--- GIVEN EXERCISE ---
Skip the pictures. Set down, word for word, the lines from the start of the material up to and including the line with "import plotly.graph_objects as go".
#### PROVIDED DATA
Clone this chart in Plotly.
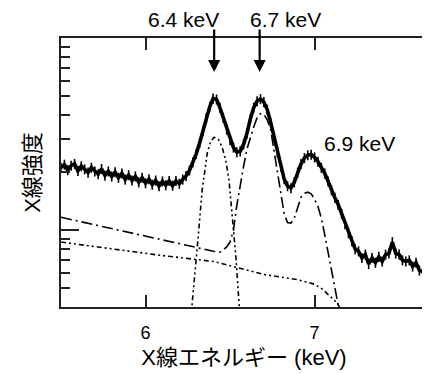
import plotly.graph_objects as go

# ---- observed spectrum (keV, arbitrary intensity) ----
energy = [5.50, 5.52, 5.54, 5.56, 5.58, 5.60, 5.62, 5.64, 5.66, 5.68, 5.70, 5.72, 5.74, 5.76, 5.78,
          5.80, 5.82, 5.84, 5.86, 5.88, 5.90, 5.92, 5.94, 5.96, 5.98, 6.00, 6.02, 6.04, 6.06, 6.08,
          6.10, 6.12, 6.14, 6.16, 6.18, 6.20, 6.22, 6.24, 6.26, 6.28, 6.30, 6.32, 6.34, 6.36, 6.38,
          6.40, 6.42, 6.44, 6.46, 6.48, 6.50, 6.52, 6.54, 6.56, 6.58, 6.60, 6.62, 6.64, 6.66, 6.68,
          6.70, 6.72, 6.74, 6.76, 6.78, 6.80, 6.82, 6.84, 6.86, 6.88, 6.90, 6.92, 6.94, 6.96, 6.98,
          7.00, 7.02, 7.04, 7.06, 7.08, 7.10, 7.12, 7.14, 7.16, 7.18, 7.20, 7.22, 7.24, 7.26, 7.28,
          7.30, 7.32, 7.34, 7.36, 7.38, 7.40, 7.42, 7.44, 7.46, 7.48, 7.50, 7.52, 7.54, 7.56, 7.58,
          7.60, 7.62, 7.64, 7.66]
counts = [2.12, 2.20, 2.06, 2.17, 2.22, 2.04, 2.16, 2.08, 2.00, 2.12, 2.03, 1.96, 2.09, 1.93, 2.03,
          1.91, 2.01, 1.88, 1.98, 1.84, 1.94, 1.82, 1.91, 1.78, 1.88, 1.76, 1.85, 1.73, 1.82, 1.70,
          1.80, 1.72, 1.81, 1.71, 1.81, 1.75, 1.84, 1.92, 2.05, 2.26, 2.50, 2.85, 3.30, 3.85, 4.40,
          4.85, 4.80, 4.35, 3.85, 3.35, 2.95, 2.70, 2.55, 2.58, 2.80, 3.20, 3.80, 4.35, 4.70, 4.82,
          4.65, 4.25, 3.65, 3.05, 2.55, 2.15, 1.85, 1.70, 1.66, 1.78, 2.00, 2.22, 2.38, 2.46, 2.48,
          2.40, 2.28, 2.12, 1.98, 1.80, 1.62, 1.48, 1.36, 1.22, 1.08, 0.97, 0.88, 0.80, 0.78, 0.72,
          0.75, 0.67, 0.72, 0.68, 0.73, 0.69, 0.75, 0.76, 0.87, 0.76, 0.75, 0.70, 0.69, 0.70, 0.65,
          0.68, 0.62, 0.61, 0.56]

# ---- model: continuum 1 + 6.7 keV + 6.9 keV lines ----
model_a_e = [5.50, 5.80, 6.10, 6.20, 6.30, 6.40, 6.44, 6.48, 6.50, 6.52, 6.54, 6.56, 6.58, 6.60,
             6.62, 6.64, 6.66, 6.68, 6.70, 6.72, 6.74, 6.76, 6.78, 6.80, 6.82, 6.84, 6.86, 6.88,
             6.90, 6.92, 6.94, 6.96, 6.98, 7.00, 7.02, 7.04, 7.06, 7.08, 7.10, 7.12, 7.14, 7.16]
model_a = [1.17, 1.02, 0.893, 0.855, 0.815, 0.78, 0.77, 0.82, 0.87, 1.00, 1.35, 1.75, 2.15, 2.65,
           3.05, 3.45, 3.85, 4.05, 4.02, 3.75, 3.35, 2.60, 1.95, 1.50, 1.22, 1.10, 1.09, 1.16,
           1.33, 1.49, 1.56, 1.58, 1.55, 1.45, 1.33, 1.16, 0.95, 0.78, 0.63, 0.52, 0.42, 0.33]

# ---- model: continuum 2 ----
model_b_e = [5.50, 5.80, 6.10, 6.40, 6.70, 6.90, 7.00, 7.04, 7.08, 7.11, 7.14, 7.17]
model_b = [0.87, 0.80, 0.74, 0.69, 0.59, 0.555, 0.525, 0.50, 0.465, 0.44, 0.41, 0.37]

# ---- model: 6.4 keV line ----
model_c_e = [6.27, 6.276, 6.306, 6.335, 6.365, 6.385, 6.406, 6.43, 6.453, 6.475, 6.494, 6.512,
             6.535, 6.553, 6.56]
model_c = [0.35, 0.42, 0.815, 1.62, 2.52, 2.90, 3.05, 2.98, 2.71, 2.30, 1.82, 1.23, 0.72, 0.42, 0.35]

line_labels = ["6.4 keV", "6.7 keV", "6.9 keV"]
arrow_e = [6.406, 6.675]

FONT = "Liberation Sans, Arial, Noto Sans CJK JP, sans-serif"

fig = go.Figure()
fig.add_trace(go.Scatter(x=model_a_e, y=model_a, mode="lines",
                         line=dict(color="black", width=1.6, dash="11px,4px,2px,4px")))
fig.add_trace(go.Scatter(x=model_b_e, y=model_b, mode="lines",
                         line=dict(color="black", width=1.6, dash="5px,3px,2px,3px,2px,3px")))
fig.add_trace(go.Scatter(x=model_c_e, y=model_c, mode="lines",
                         line=dict(color="black", width=1.6, dash="5px,3px,2px,3px,2px,3px")))
fig.add_trace(go.Scatter(x=energy, y=counts, mode="lines",
                         line=dict(color="black", width=3.6),
                         error_y=dict(type="percent", value=6, color="black", thickness=1.6, width=0)))

minor_vals = [0.5, 0.6, 0.7, 0.8, 0.9, 2, 3, 4, 5, 6, 7, 8, 9]

# the page body adds an 8 px offset, so the figure is sized to end at the window edge
fig.update_layout(
    width=422, height=366,
    margin=dict(l=53, r=1, t=30, b=67),
    paper_bgcolor="white", plot_bgcolor="white",
    showlegend=False,
    font=dict(family=FONT, color="black", size=18),
    xaxis=dict(range=[5.5, 7.665], tickvals=[6, 7], ticktext=["6", "7"],
               ticks="inside", ticklen=12, tickwidth=2, tickcolor="#222",
               showline=True, linecolor="#222", linewidth=2, mirror="ticks",
               showgrid=False, zeroline=False, automargin=False,
               tickfont=dict(size=18), ticklabelstandoff=8,
               title=dict(text="X線エネルギー (keV)", font=dict(size=22), standoff=8)),
    yaxis=dict(type="log", range=[-0.398, 1.0], tickvals=[1],
               ticks="inside", ticklen=18, tickwidth=2, tickcolor="#222",
               showticklabels=False,
               minor=dict(tickvals=minor_vals, ticks="inside", ticklen=9, tickwidth=2, tickcolor="#222"),
               showline=True, linecolor="#222", linewidth=2, mirror=True,
               showgrid=False, zeroline=False, automargin=True,
               title=dict(text="X線強度", font=dict(size=22), standoff=12)),
)

# labels above the arrows
fig.add_annotation(x=6.224, xref="x", y=1.0706, yref="paper", text=line_labels[0],
                   xanchor="center", yanchor="middle", showarrow=False, font=dict(size=21))
fig.add_annotation(x=6.829, xref="x", y=1.0706, yref="paper", text=line_labels[1],
                   xanchor="center", yanchor="middle", showarrow=False, font=dict(size=21))
fig.add_annotation(x=7.265, y=0.453, text=line_labels[2], xanchor="center", yanchor="middle",
                   showarrow=False, font=dict(size=21))
for e in arrow_e:
    fig.add_annotation(x=e, y=0.823, text="", showarrow=True, ax=0, ay=-44,
                       arrowhead=2, arrowsize=1.1, arrowwidth=2.2, arrowcolor="black")

fig.write_html("out.html")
########
--- SOLVED EXERCISE ---
Clone this chart in Plotly.
import plotly.graph_objects as go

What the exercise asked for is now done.